The Gulf Cooperation Council described recent comments made by French President Emmanuel Macron as “irresponsible”, saying they increase the spread of a “culture of hatred” between nations and harm solid ties between France and Islamic nations. “At a time when efforts should aim to support a culture of acceptance and dialogue amongst cultures and faiths, these rejected remarks are made and calls continue to spread offensive cartoons of the Prophet (PBUH),” GCC Secretary-General Nayef Al-Hajraf said in a statement.

Hajraf called on world leaders and intellectuals to “bear the huge responsibility of one who seeks peace and coexistence, rejects hate speech and the manifestation of animosity between faiths and respects the feelings of Muslims around the world, instead of succumbing to Islamophobia adopted by fundamental groups”.

A small gathering was held in Irada Square opposite the National Assembly yesterday against the cartoons and statements by Macron.
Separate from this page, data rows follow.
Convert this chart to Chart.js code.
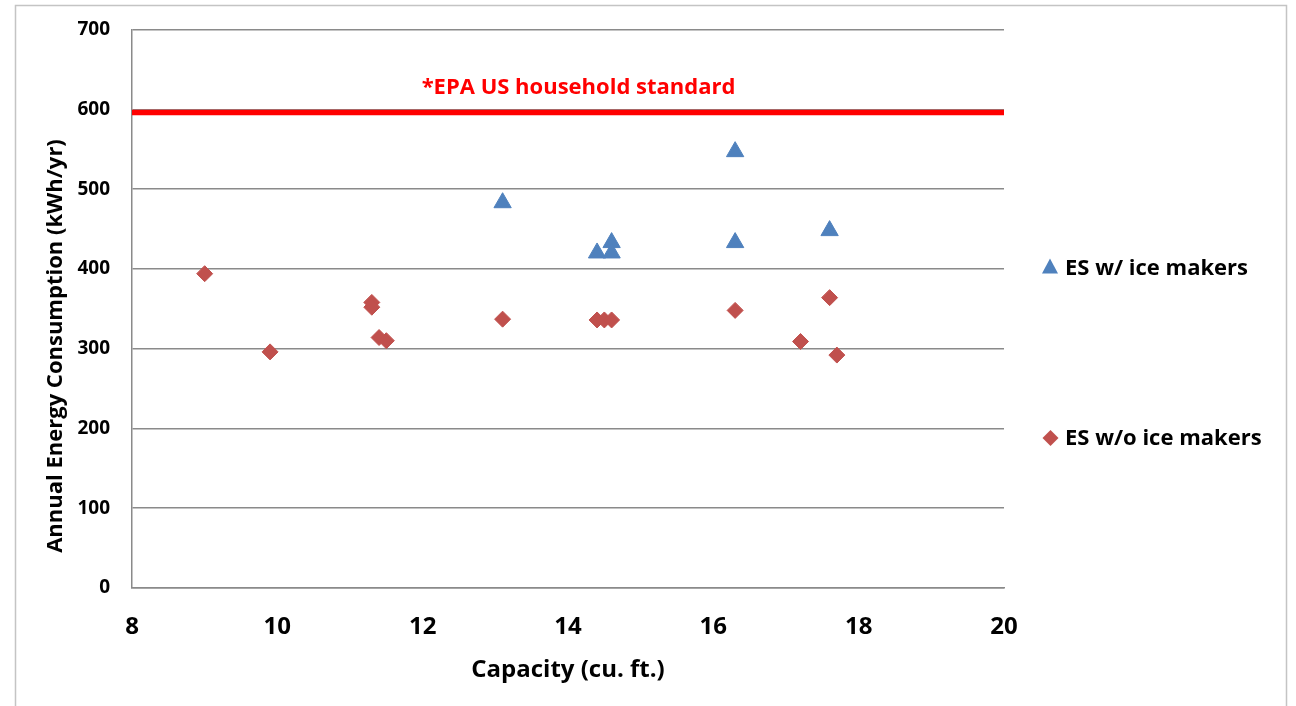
<!DOCTYPE html>
<html>
<head>
<meta charset="utf-8">
<title>Refrigerator energy use vs capacity</title>
<script src="https://cdn.jsdelivr.net/npm/chart.js@4.4.1/dist/chart.umd.min.js"></script>
<style>
  html, body { margin: 0; padding: 0; background: #ffffff; }
  #wrap { position: relative; width: 1296px; height: 706px; }
</style>
</head>
<body>
<div id="wrap"><canvas id="chart" width="1296" height="706"></canvas></div>
<script>
// ENERGY STAR models with ice makers: capacity (cu. ft.) and annual use (kWh/yr)
const capacityWithIce = [13.1, 14.4, 14.6, 14.6, 16.3, 16.3, 17.6];
const kwhWithIce      = [483, 420, 433, 420, 547, 433, 448];

// ENERGY STAR models without ice makers
const capacityNoIce = [9.0, 9.9, 11.3, 11.3, 11.4, 11.5, 13.1, 14.4, 14.5, 14.6, 16.3, 17.2, 17.6, 17.7];
const kwhNoIce      = [394, 296, 358, 352, 314, 310, 337, 336, 336, 336, 348, 309, 364, 292];

// Reference household standard (kWh/yr)
const epaStandard = 596;

// Axis ranges and tick steps
const xTicks = [8, 10, 12, 14, 16, 18, 20];
const yTicks = [0, 100, 200, 300, 400, 500, 600, 700];

const seriesNames = ['ES w/ ice makers', 'ES w/o ice makers'];
const standardLabel = '*EPA US household standard';
const xTitle = 'Capacity (cu. ft.)';
const yTitle = 'Annual Energy Consumption (kWh/yr)';

const FONT = "'Open Sans', 'DejaVu Sans', sans-serif";
const BLUE = '#4F81BD';
const RED = '#C0504D';
const GRID = '#8a8a8a';

const toPoints = (xs, ys) => xs.map((x, i) => ({ x: x, y: ys[i] }));

// Frame, rotated y title, standard label and the side legend
const chartDecor = {
  id: 'chartDecor',
  beforeDraw(chart) {
    const ctx = chart.ctx;
    ctx.save();
    ctx.strokeStyle = '#c4c4c4';
    ctx.lineWidth = 1.5;
    ctx.beginPath();
    ctx.moveTo(15.5, 720);
    ctx.lineTo(15.5, 5.5);
    ctx.lineTo(1286.5, 5.5);
    ctx.lineTo(1286.5, 720);
    ctx.stroke();
    ctx.restore();
  },
  afterDraw(chart) {
    const ctx = chart.ctx;
    const yScale = chart.scales.y;

    // y axis title
    ctx.save();
    ctx.translate(62, 346);
    ctx.rotate(-Math.PI / 2);
    ctx.font = 'bold 22px ' + FONT;
    ctx.fillStyle = '#000000';
    ctx.textAlign = 'center';
    ctx.textBaseline = 'alphabetic';
    ctx.fillText(yTitle, 0, 0);
    ctx.restore();

    // label above the standard line
    ctx.save();
    ctx.font = 'bold 22px ' + FONT;
    ctx.fillStyle = '#FF0000';
    ctx.textAlign = 'center';
    ctx.textBaseline = 'alphabetic';
    ctx.fillText(standardLabel, 578.5, yScale.getPixelForValue(epaStandard) - 19);
    ctx.restore();

    // legend
    ctx.save();
    ctx.fillStyle = BLUE;
    ctx.beginPath();
    ctx.moveTo(1050, 258.5);
    ctx.lineTo(1058, 273.5);
    ctx.lineTo(1042, 273.5);
    ctx.closePath();
    ctx.fill();

    ctx.fillStyle = RED;
    ctx.beginPath();
    ctx.moveTo(1050.5, 430);
    ctx.lineTo(1058.5, 438);
    ctx.lineTo(1050.5, 446);
    ctx.lineTo(1042.5, 438);
    ctx.closePath();
    ctx.fill();

    ctx.font = 'bold 22px ' + FONT;
    ctx.fillStyle = '#000000';
    ctx.textAlign = 'left';
    ctx.textBaseline = 'alphabetic';
    ctx.fillText(seriesNames[0], 1065, 274.5);
    ctx.fillText(seriesNames[1], 1065, 445);
    ctx.restore();
  }
};

new Chart(document.getElementById('chart'), {
  type: 'scatter',
  data: {
    datasets: [
      {
        label: standardLabel,
        data: [{ x: xTicks[0], y: epaStandard }, { x: xTicks[xTicks.length - 1], y: epaStandard }],
        showLine: true,
        borderColor: '#FF0000',
        borderWidth: 5.5,
        pointRadius: 0,
        order: 3
      },
      {
        label: seriesNames[0],
        data: toPoints(capacityWithIce, kwhWithIce),
        pointStyle: 'triangle',
        pointRadius: 10,
        backgroundColor: BLUE,
        borderColor: BLUE,
        borderWidth: 1,
        order: 2
      },
      {
        label: seriesNames[1],
        data: toPoints(capacityNoIce, kwhNoIce),
        pointStyle: 'rectRot',
        pointRadius: 8,
        backgroundColor: RED,
        borderColor: RED,
        borderWidth: 1,
        order: 1
      }
    ]
  },
  options: {
    responsive: false,
    animation: false,
    devicePixelRatio: 1,
    layout: { padding: { left: 0, right: 292, top: 29.6, bottom: 0 } },
    plugins: {
      legend: { display: false },
      tooltip: { enabled: false }
    },
    scales: {
      x: {
        type: 'linear',
        min: xTicks[0],
        max: xTicks[xTicks.length - 1],
        afterBuildTicks(scale) { scale.ticks = xTicks.map(v => ({ value: v })); },
        afterFit(scale) {
          scale.height = 118;
          scale.paddingLeft = 0;
          scale.paddingRight = 0;
        },
        ticks: {
          padding: 25,
          color: '#000000',
          font: { family: FONT, size: 24, weight: 'bold' }
        },
        grid: { display: false, drawTicks: false },
        border: { display: true, color: GRID, width: 1.5 },
        title: {
          display: true,
          text: xTitle,
          color: '#000000',
          font: { family: FONT, size: 24, weight: 'bold' },
          padding: { top: 0, bottom: 21 }
        }
      },
      y: {
        type: 'linear',
        min: yTicks[0],
        max: yTicks[yTicks.length - 1],
        afterBuildTicks(scale) { scale.ticks = yTicks.map(v => ({ value: v })); },
        afterFit(scale) {
          scale.width = 132;
          scale.paddingTop = 0;
          scale.paddingBottom = 0;
        },
        ticks: {
          padding: 22,
          color: '#000000',
          font: { family: FONT, size: 19, weight: 'bold' }
        },
        grid: { color: GRID, lineWidth: 1.5, drawTicks: false },
        border: { display: true, color: GRID, width: 1.5 }
      }
    }
  },
  plugins: [chartDecor]
});
</script>
</body>
</html>
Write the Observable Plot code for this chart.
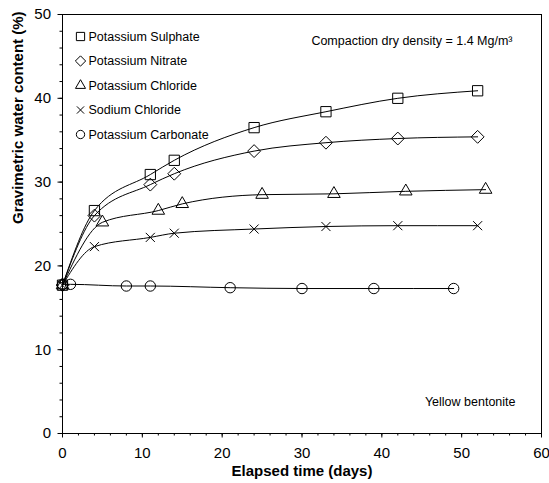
<!DOCTYPE html>
<html><head><meta charset="utf-8">
<script src="https://cdn.jsdelivr.net/npm/d3@7"></script>
<script src="https://cdn.jsdelivr.net/npm/@observablehq/plot@0.6"></script>
<style>
body{margin:0;background:#fff}
#chart svg{font-family:"Liberation Sans",Arial,Helvetica,sans-serif;background:#fff}
</style>
</head><body><div id="chart"></div>
<script>
// Series names (legend order) and symbols
const seriesNames = ["Potassium Sulphate","Potassium Nitrate","Potassium Chloride","Sodium Chloride","Potassium Carbonate"];
const seriesSymbols = ["square","diamond2","triangle2","times","circle"];

// Elapsed time (days) and gravimetric water content (%)
const sulphateDays = [0,4,11,14,24,33,42,52];
const sulphateWC   = [17.7,26.6,30.9,32.6,36.5,38.4,40.0,40.9];
const nitrateDays  = [0,4,11,14,24,33,42,52];
const nitrateWC    = [17.7,26.0,29.7,31.0,33.7,34.7,35.2,35.4];
const kclDays      = [0,5,12,15,25,34,43,53];
const kclWC        = [17.7,25.2,26.6,27.4,28.5,28.6,28.9,29.1];
const naclDays     = [0,4,11,14,24,33,42,52];
const naclWC       = [17.7,22.3,23.4,23.9,24.4,24.7,24.8,24.8];
const carbDays     = [0,1,8,11,21,30,39,49];
const carbWC       = [17.8,17.8,17.6,17.6,17.4,17.3,17.3,17.3];

const xTicks = [0,10,20,30,40,50,60];
const yTicks = [0,10,20,30,40,50];
const xMinor = d3.range(0,61,2);
const yMinor = d3.range(0,51,2);

const xLabel = "Elapsed time (days)";
const yLabel = "Gravimetric water content (%)";
const noteTop = "Compaction dry density = 1.4 Mg/m³";
const noteBottom = "Yellow bentonite";

const allDays = [sulphateDays,nitrateDays,kclDays,naclDays,carbDays];
const allWC = [sulphateWC,nitrateWC,kclWC,naclWC,carbWC];
const data = [];
seriesNames.forEach((name,i)=>{
  allDays[i].forEach((d,j)=>data.push({series:name, symbol:seriesSymbols[i], day:d, wc:allWC[i][j]}));
});

const symR = s => s==="circle" ? 5.2 : s==="times" ? 4.2 : s==="triangle2" ? 6 : 5.8;

const legendMarks = seriesNames.flatMap((name,i)=>[
  Plot.dot([name], {frameAnchor:"top-left", dx:18, dy:22+24.5*i, symbol:seriesSymbols[i], r: symR(seriesSymbols[i])*0.8, stroke:"black", fill:"none", strokeWidth:1}),
  Plot.text([name], {frameAnchor:"top-left", dx:26, dy:22+24.5*i, lineAnchor:"middle", text:d=>d, textAnchor:"start", fontSize:12.5, fill:"black"})
]);

const pointMarks = seriesSymbols.map(s =>
  Plot.dot(data.filter(d=>d.symbol===s), {x:"day", y:"wc", symbol:s, r:symR(s), stroke:"black", fill:"none", strokeWidth:1})
);

const chart = Plot.plot({
  width:549, height:483,
  marginLeft:62, marginRight:8, marginTop:14, marginBottom:50,
  x:{domain:[0,60]},
  y:{domain:[0,50]},
  style:{fontSize:"15px", color:"black"},
  marks:[
    Plot.axisX(xMinor, {tickSize:2.5, text:null, label:null, stroke:"black"}),
    Plot.axisY(yMinor, {tickSize:2.5, text:null, label:null, stroke:"black"}),
    Plot.axisX(xTicks, {tickSize:4.5, tickPadding:9, label:null, fontSize:15, stroke:"black"}),
    Plot.axisY(yTicks, {tickSize:4.5, tickPadding:7, label:null, fontSize:15, stroke:"black"}),
    Plot.frame({stroke:"black", strokeWidth:1}),
    Plot.line(data, {x:"day", y:"wc", z:"series", curve:"monotone-x", stroke:"black", strokeWidth:1}),
    ...pointMarks,
    ...legendMarks,
    Plot.text([noteTop], {frameAnchor:"top-right", dx:-29, dy:26, lineAnchor:"middle", text:d=>d, textAnchor:"end", fontSize:12.5}),
    Plot.text([noteBottom], {frameAnchor:"bottom-right", dx:-26, dy:-32, lineAnchor:"middle", text:d=>d, textAnchor:"end", fontSize:12.5}),
    Plot.text([xLabel], {frameAnchor:"bottom", dy:38, lineAnchor:"middle", text:d=>d, fontWeight:"bold", fontSize:15}),
    Plot.text([yLabel], {frameAnchor:"left", dx:-44, rotate:-90, text:d=>d, fontWeight:"bold", fontSize:15})
  ]
});
document.getElementById("chart").appendChild(chart);
</script>
</body></html>
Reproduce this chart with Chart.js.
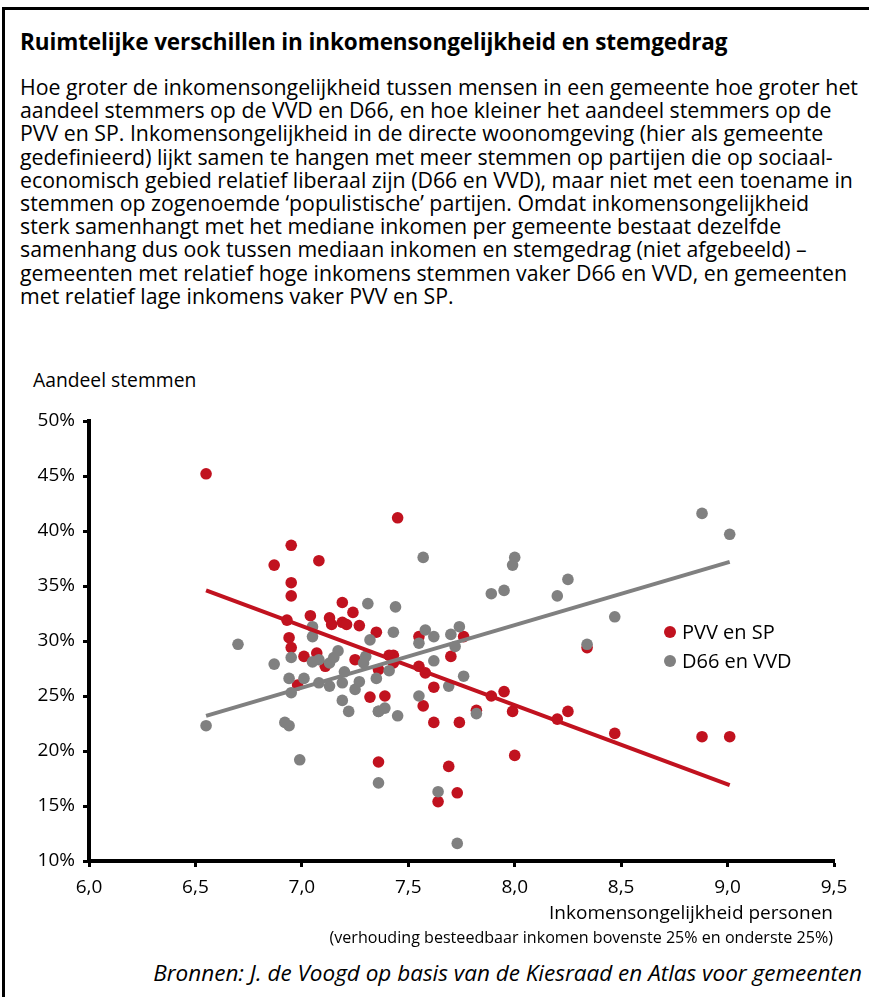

Protesters held up placards mocking the French president and called for a boycott of France. A number of cooperative stores in Kuwait have also cleared their shelves of French products in protest.

“We will not give up cartoons,” Macron had vowed at a ceremony on Wednesday at the Sorbonne university in Paris to pay homage to the beheaded teacher. He said the history and geography teacher had been slain by “cowards” for representing the secular, democratic values of the French Republic. “Islamists want to take our future,” Macron said. “They will never have it.”

Macron this month described Islam as a religion “in crisis” worldwide and said the government would present a bill in December to strengthen a 1905 law that officially separated church and state in France. He announced stricter oversight of schooling and better control over foreign funding of mosques.

Turkish President Recep Tayyip Erdogan yesterday slammed Macron over his policies toward Muslims, saying that he needed “mental checks”. “What can one say about a head of state who treats millions of members from different faith groups this way: First of all, have mental checks,” Erdogan said in a televised address.